With so much uncertainty in our country and world right now, we need to manage our attention. How? By becoming aware, noticing our thoughts and emotions. Here are three ways to crush the mind-wandering demons.
1. Three Breaths Practice
When feeling bombarded, with our mind moving at warp speed, try a Three Breaths practice. In three breaths, available anytime, we can refresh, reframe, and make a choice about our mind’s focus:
- First Breath: Bring complete, yet gentle attention to the process of breathing, at whatever pace is comfortable for you
- Second Breath: Let the body relax with the intake and out breath
- Third Breath: Ask, what’s most important now aka what do I want to focus my attention on right now?
2. Single Focus
If demands in work and life are too much, switch to one task at a time. Create a list of your ten “To Do’s” and then choose one for focusing your attention. Fully bring your mind to the one activity until complete.

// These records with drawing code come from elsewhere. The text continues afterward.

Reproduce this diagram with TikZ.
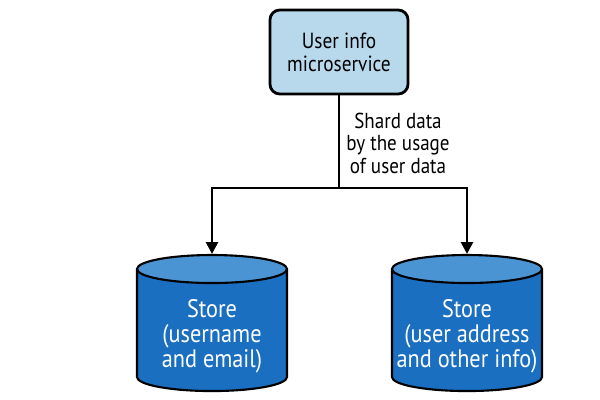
\documentclass[tikz,border=0pt]{standalone}
\usepackage{fontspec}
\setmainfont{PT Sans}[FakeStretch=0.88]
\usetikzlibrary{shapes.geometric}
\usetikzlibrary{arrows.meta}

\definecolor{boxblue}{RGB}{184,216,236}
\definecolor{storeblue}{RGB}{26,111,193}
\definecolor{storetop}{RGB}{74,148,212}

\begin{document}
\begin{tikzpicture}
[x=0.025cm,y=-0.025cm,%
  service/.style={shape=rectangle,rounded corners=7pt,draw,line width=2pt,%
    fill=boxblue,minimum width=3.45cm,minimum height=2.1cm,align=center,%
    font=\fontsize{15.6}{16.5}\selectfont},%
  store/.style={shape=cylinder,shape border rotate=90,aspect=0.19,draw,%
    line width=1.5pt,cylinder uses custom fill,cylinder body fill=storeblue,%
    cylinder end fill=storetop,text width=3.45cm,minimum width=3.75cm,%
    minimum height=3.4cm},%
  storetext/.style={text=white,align=center,yshift=-0.075cm,%
    font=\fontsize{18}{17.8}\selectfont},%
  link/.style={line width=2pt,-{Triangle[length=8.5pt,width=8.5pt]}},%
  note/.style={align=center,font=\fontsize{15.4}{16}\selectfont}]
\useasboundingbox (0,0) rectangle (600,400);
\node[service] (userinfo) at (339,52) {User info\\microservice};
\node[note] (shard) at (398,143) {Shard data\\by the usage\\of user data};
\node[store,label={[storetext]center:Store\\(username\\and email)}]
  (namestore) at (212,333) {};
\node[store,label={[storetext]center:Store\\(user address\\and other info)}]
  (addrstore) at (467,333) {};
\coordinate (split) at (339,188);
\draw[line width=2pt] (userinfo.south) -- (split);
\draw[link] (split) -| (namestore.north);
\draw[link] (split) -| (addrstore.north);
\end{tikzpicture}
\end{document}
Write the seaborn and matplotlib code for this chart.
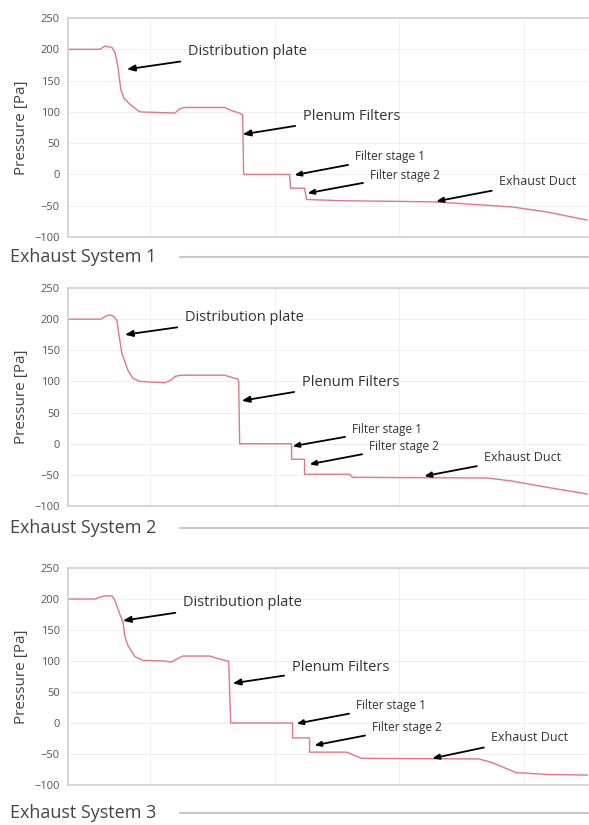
import pandas as pd
import matplotlib.pyplot as plt
import seaborn as sns
from matplotlib.lines import Line2D

# distance along the exhaust path (arbitrary units) and pressure [Pa]
x1 = [0, 32, 37, 44, 47, 50, 53, 56, 62, 72, 107, 112, 117, 157, 164, 172, 175, 176,
      222, 223, 237, 239, 272, 330, 369, 445, 480, 520]
p1 = [200, 200, 205, 203, 195, 172, 135, 122, 112, 100, 98, 105, 107, 107, 102, 98, 95, 0,
      0, -22, -22, -40, -42, -43, -44, -52, -60, -73]

x2 = [0, 33, 38, 42, 46, 49, 51, 54, 60, 65, 72, 97, 103, 107, 113, 157, 165, 170, 171, 172,
      224, 224, 237, 237, 282, 285, 420, 445, 480, 521]
p2 = [200, 200, 205, 207, 204, 198, 175, 145, 118, 105, 100, 98, 102, 108, 110, 110, 106, 104, 100, 0,
      0, -25, -25, -49, -49, -54, -55, -60, -70, -81]

x3 = [0, 27, 32, 37, 44, 47, 52, 55, 57, 60, 67, 75, 97, 103, 110, 115, 142, 150, 160, 161, 163,
      225, 225, 242, 242, 279, 294, 412, 425, 449, 480, 521]
p3 = [200, 200, 203, 205, 205, 198, 175, 163, 140, 125, 107, 101, 100, 98, 104, 108, 108, 104, 100, 99, 0,
      0, -24, -24, -47, -47, -57, -58, -64, -80, -83, -84]

systems = ["Exhaust System 1", "Exhaust System 2", "Exhaust System 3"]
labels = ["Distribution plate", "Plenum Filters", "Filter stage 1", "Filter stage 2", "Exhaust Duct"]
label_sizes = [10.5, 10.5, 8.5, 8.5, 9]

# arrow tips and text anchors per panel (data coords)
tips = [
    [(59, 168), (175, 64), (227, -1), (240, -30), (369, -43)],
    [(57, 175), (174, 69), (225, -4), (242, -33), (357, -52)],
    [(55, 165), (165, 64), (229, -1), (247, -36), (365, -57)],
]
texts = [
    [(120, 196), (235, 92), (288, 28), (303, -1), (432, -12)],
    [(117, 202), (234, 98), (285, 23), (302, -4), (417, -22)],
    [(115, 194), (224, 90), (289, 28), (305, -7), (424, -24)],
]

sns.set_theme(style="whitegrid")
plt.rcParams['font.family'] = ['Open Sans', 'DejaVu Sans']

fig = plt.figure(figsize=(5.89, 8.25), dpi=100)
W, H = 589, 825
panels = [(18, 237, 257), (288, 506, 528), (568, 785, 813)]

data = [(x1, p1), (x2, p2), (x3, p3)]
for i, ((top, bot, lab_y), (xs, ps)) in enumerate(zip(panels, data)):
    ax = fig.add_axes([68 / W, 1 - bot / H, 520 / W, (bot - top) / H])
    df = pd.DataFrame({"x": xs, "p": ps})
    sns.lineplot(data=df, x="x", y="p", ax=ax, sort=False, estimator=None,
                 color="#e47585", lw=1.0)
    ax.set_xlim(0, 521)
    ax.set_ylim(-100, 250)
    ax.set_yticks(range(-100, 251, 50))
    ax.set_xticks([82, 207, 332, 457])
    ax.set_xticklabels([])
    ax.set_xlabel("")
    ax.set_ylabel("Pressure [Pa]", fontsize=11, color="#444444", labelpad=4)
    ax.tick_params(axis="y", labelsize=8, colors="#555555", length=0, pad=6)
    ax.tick_params(axis="x", length=0)
    ax.grid(True, color="#f0f0f0", lw=0.8)
    for side in ["top", "bottom", "left"]:
        ax.spines[side].set_color("#cfcfcf")
        ax.spines[side].set_linewidth(1.2)
    ax.spines["right"].set_visible(False)

    for lab, sz, tip, txt in zip(labels, label_sizes, tips[i], texts[i]):
        ax.annotate(lab, xy=tip, xytext=txt, ha="left", va="center",
                    fontsize=sz, color="#333333",
                    arrowprops=dict(arrowstyle="-|>,head_length=0.45,head_width=0.18",
                                    color="black", lw=1.3, shrinkA=3, shrinkB=0))

    fig.text(10 / W, 1 - lab_y / H, systems[i], fontsize=13, color="#444444",
             ha="left", va="center")
    fig.add_artist(Line2D([180 / W, 588 / W], [1 - lab_y / H, 1 - lab_y / H],
                          color="#c8c8c8", lw=1.5))

fig.savefig("out.png", dpi=100)
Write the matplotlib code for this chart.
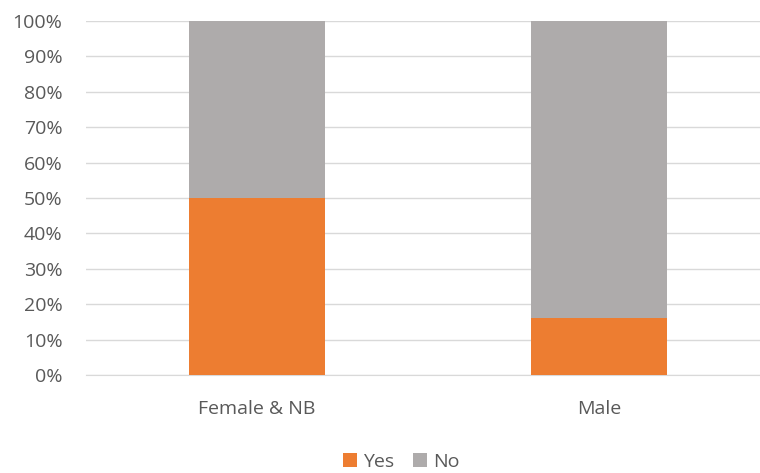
import matplotlib
matplotlib.use("Agg")
import matplotlib.pyplot as plt
import numpy as np

categories = ["Female & NB", "Male"]
yes_pct = [50, 16]
no_pct = [50, 84]
y_ticks = list(range(0, 101, 10))

plt.rcParams['font.family'] = ['Open Sans', 'DejaVu Sans']

fig = plt.figure(figsize=(7.6, 4.73), dpi=100)
# plot area runs slightly past the right edge of the canvas
ax = fig.add_axes([86/760, 1 - 375/473, 684/760, 354/473])

x = np.arange(len(categories))
w = 0.4
ax.bar(x, yes_pct, width=w, color="#ED7D31", label="Yes", zorder=3)
ax.bar(x, no_pct, bottom=yes_pct, width=w, color="#AEABAB", label="No", zorder=3)

ax.set_xlim(-0.5, 1.5)
ax.set_ylim(0, 100)
ax.set_yticks(y_ticks)
ax.set_yticklabels([f"{t}%" for t in y_ticks])
ax.set_xticks(x)
ax.set_xticklabels(categories)
ax.grid(axis="y", color="#D9D9D9", linewidth=1, zorder=0)
for s in ["top", "right", "left"]:
    ax.spines[s].set_visible(False)
ax.spines["bottom"].set_color("#D9D9D9")
ax.tick_params(axis="both", length=0, labelsize=14, colors="#595959")
ax.tick_params(axis="y", pad=17)
ax.tick_params(axis="x", pad=18)

fig.legend(loc="lower center", bbox_to_anchor=(0.528, -0.032), ncol=2, frameon=False,
           fontsize=14, handlelength=0.7, handleheight=0.7, handletextpad=0.3,
           columnspacing=1.0, labelcolor="#595959")

fig.savefig("out.png", dpi=100)
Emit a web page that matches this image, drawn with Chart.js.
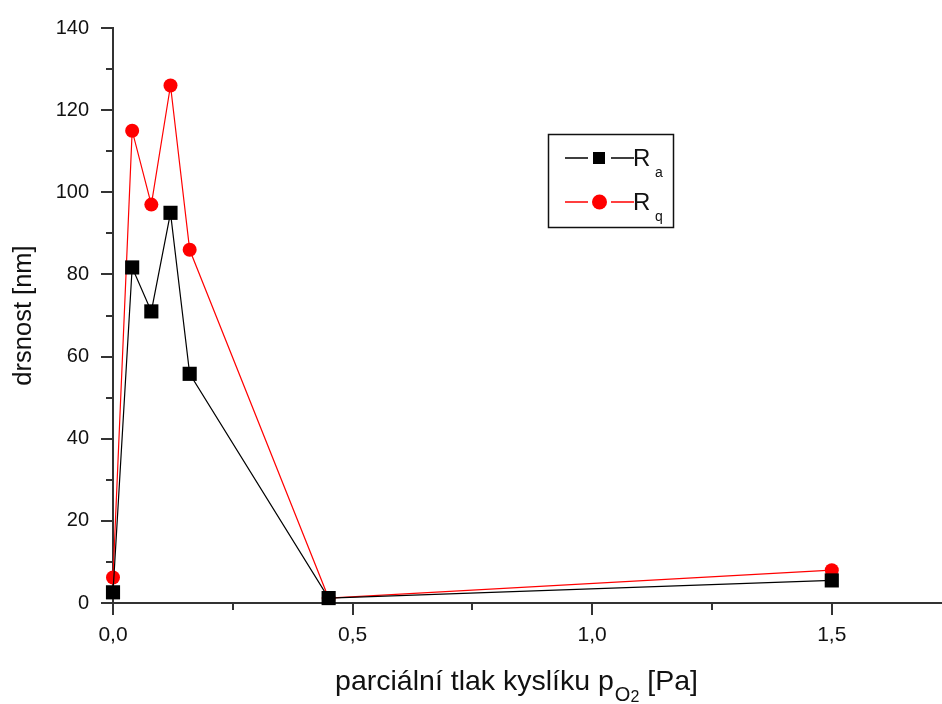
<!DOCTYPE html>
<html>
<head>
<meta charset="utf-8">
<script src="https://cdn.jsdelivr.net/npm/chart.js@4/dist/chart.umd.min.js"></script>
<style>
  html, body { margin: 0; padding: 0; background: #fff; }
  #wrap { width: 942px; height: 704px; }
</style>
</head>
<body>
<div id="wrap"><canvas id="c" width="942" height="704"></canvas></div>
<script>
// partial oxygen pressure [Pa] vs. roughness [nm]
const pressure = [0, 0.04, 0.08, 0.12, 0.16, 0.45, 1.5];
const ra = [2.6, 81.7, 71, 95, 55.8, 1.2, 5.5];
const rq = [6.2, 115, 97, 126, 86, 1.2, 8];

const X_MAJOR = 0.5, X_STEP = 0.25;
const Y_MAJOR = 20, Y_STEP = 10;

const FONT = "'Liberation Sans', Arial, sans-serif";
const AXIS = "#333";

const toPts = (ys) => ys.map((y, i) => ({ x: pressure[i], y }));
const isMajor = (v, step) => Math.abs(v / step - Math.round(v / step)) < 1e-6;

// outward tick marks, long on labelled values, short in between
const tickMarks = {
  id: "tickMarks",
  afterDraw(chart) {
    const { ctx, chartArea, scales } = chart;
    ctx.save();
    ctx.strokeStyle = AXIS;
    ctx.lineWidth = 2;
    ctx.beginPath();
    scales.x.ticks.forEach((t) => {
      const px = Math.round(scales.x.getPixelForValue(t.value));
      const len = isMajor(t.value, X_MAJOR) ? 12 : 7;
      ctx.moveTo(px, chartArea.bottom);
      ctx.lineTo(px, chartArea.bottom + len);
    });
    scales.y.ticks.forEach((t) => {
      const py = Math.round(scales.y.getPixelForValue(t.value));
      const len = isMajor(t.value, Y_MAJOR) ? 12 : 7;
      ctx.moveTo(chartArea.left, py);
      ctx.lineTo(chartArea.left - len, py);
    });
    ctx.stroke();
    ctx.restore();
  },
};

// x title has a subscript, so it is set by hand
const xTitle = {
  id: "xTitle",
  afterDraw(chart) {
    const { ctx } = chart;
    const big = `28.5px ${FONT}`, small = `20px ${FONT}`, tiny = `16px ${FONT}`;
    const a = "parciální tlak kyslíku p", sub = "O", sub2 = "2", b = " [Pa]";
    ctx.save();
    ctx.fillStyle = "#111";
    ctx.textBaseline = "alphabetic";
    ctx.font = big;
    const wa = ctx.measureText(a).width, wb = ctx.measureText(b).width;
    ctx.font = small;
    const ws = ctx.measureText(sub).width;
    ctx.font = tiny;
    const ws2 = ctx.measureText(sub2).width;
    const total = wa + ws + ws2 + wb;
    let x = 516 - total / 2;
    const base = 690;
    ctx.font = big; ctx.fillText(a, x, base); x += wa + 1;
    ctx.font = small; ctx.fillText(sub, x, base + 11); x += ws;
    ctx.font = tiny; ctx.fillText(sub2, x, base + 12); x += ws2;
    ctx.font = big; ctx.fillText(b, x, base);
    ctx.restore();
  },
};

// boxed legend: line - marker - line, then R with subscript
const boxLegend = {
  id: "boxLegend",
  afterDraw(chart) {
    const { ctx } = chart;
    const entries = [
      { ds: 0, y: 158, sub: "a" },
      { ds: 1, y: 202, sub: "q" },
    ];
    ctx.save();
    ctx.strokeStyle = "#111";
    ctx.lineWidth = 1.5;
    ctx.strokeRect(548.5, 134.5, 125, 93);
    entries.forEach((e) => {
      const d = chart.data.datasets[e.ds];
      ctx.strokeStyle = d.borderColor;
      ctx.lineWidth = 1.3;
      ctx.beginPath();
      ctx.moveTo(565, e.y); ctx.lineTo(588, e.y);
      ctx.moveTo(611, e.y); ctx.lineTo(634, e.y);
      ctx.stroke();
      ctx.fillStyle = d.pointBackgroundColor;
      if (d.pointStyle === "rect") {
        ctx.fillRect(593, e.y - 6, 12, 12);
      } else {
        ctx.beginPath(); ctx.arc(599.5, e.y, 7.5, 0, Math.PI * 2); ctx.fill();
      }
      ctx.fillStyle = "#111";
      ctx.font = `24px ${FONT}`;
      ctx.fillText("R", 633, e.y + 8);
      ctx.font = `14px ${FONT}`;
      ctx.fillText(e.sub, 655, e.y + 19);
    });
    ctx.restore();
  },
};

new Chart(document.getElementById("c"), {
  type: "line",
  data: {
    datasets: [
      {
        label: "Ra",
        data: toPts(ra),
        borderColor: "#000",
        backgroundColor: "#000",
        pointBackgroundColor: "#000",
        pointBorderColor: "#000",
        pointStyle: "rect",
        pointRadius: 10,
        pointBorderWidth: 0,
        borderWidth: 1.2,
        tension: 0,
        clip: false,
      },
      {
        label: "Rq",
        data: toPts(rq),
        borderColor: "#ff0000",
        backgroundColor: "#ff0000",
        pointBackgroundColor: "#ff0000",
        pointBorderColor: "#ff0000",
        pointStyle: "circle",
        pointRadius: 7,
        pointBorderWidth: 0,
        borderWidth: 1.2,
        tension: 0,
        clip: false,
      },
    ],
  },
  options: {
    responsive: false,
    animation: false,
    layout: { autoPadding: false, padding: { top: 28, right: 0, left: 0, bottom: 0 } },
    plugins: { legend: { display: false }, tooltip: { enabled: false } },
    scales: {
      x: {
        type: "linear",
        min: 0,
        max: 1.73,
        afterFit: (s) => { s.height = 101; s.paddingLeft = 0; s.paddingRight = 0; },
        border: { display: true, color: AXIS, width: 2 },
        grid: { drawOnChartArea: false, drawTicks: false },
        ticks: {
          stepSize: X_STEP,
          includeBounds: false,
          autoSkip: false,
          maxRotation: 0,
          padding: 20,
          color: "#111",
          font: { family: FONT, size: 21 },
          callback: (v) => (isMajor(v, X_MAJOR) ? v.toFixed(1).replace(".", ",") : ""),
        },
      },
      y: {
        min: 0,
        max: 140,
        afterFit: (s) => { s.width = 113; s.paddingTop = 0; s.paddingBottom = 0; },
        border: { display: true, color: AXIS, width: 2 },
        grid: { drawOnChartArea: false, drawTicks: false },
        title: {
          display: true,
          text: "drsnost [nm]",
          color: "#111",
          font: { family: FONT, size: 25.5 },
          padding: { top: 9, bottom: 0 },
        },
        ticks: {
          stepSize: Y_STEP,
          autoSkip: false,
          padding: 24,
          color: "#111",
          font: { family: FONT, size: 20 },
          callback: (v) => (isMajor(v, Y_MAJOR) ? String(v) : ""),
        },
      },
    },
  },
  plugins: [tickMarks, xTitle, boxLegend],
});
</script>
</body>
</html>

3. Focused Attention Sitting Practice
Consider trying out a Focused Attention practice on your favorite meditation app. Even a few minutes of sitting quietly and resting in awareness of your breath will help you cultivate self-awareness. If your mind starts to wander, gently and kindly bring attention back to your breath (or another sensation, like listening). We can’t stop our minds from thinking and that’s ok. Sitting meditation is about noticing, not stillness. Listen HERE to my five minute practice.
Whatever the challenge, wherever the overwhelm, we’ll get through to the other side. How? Focusing and or re-focusing our attention again and again and again with gentle kindness and compassion will help us.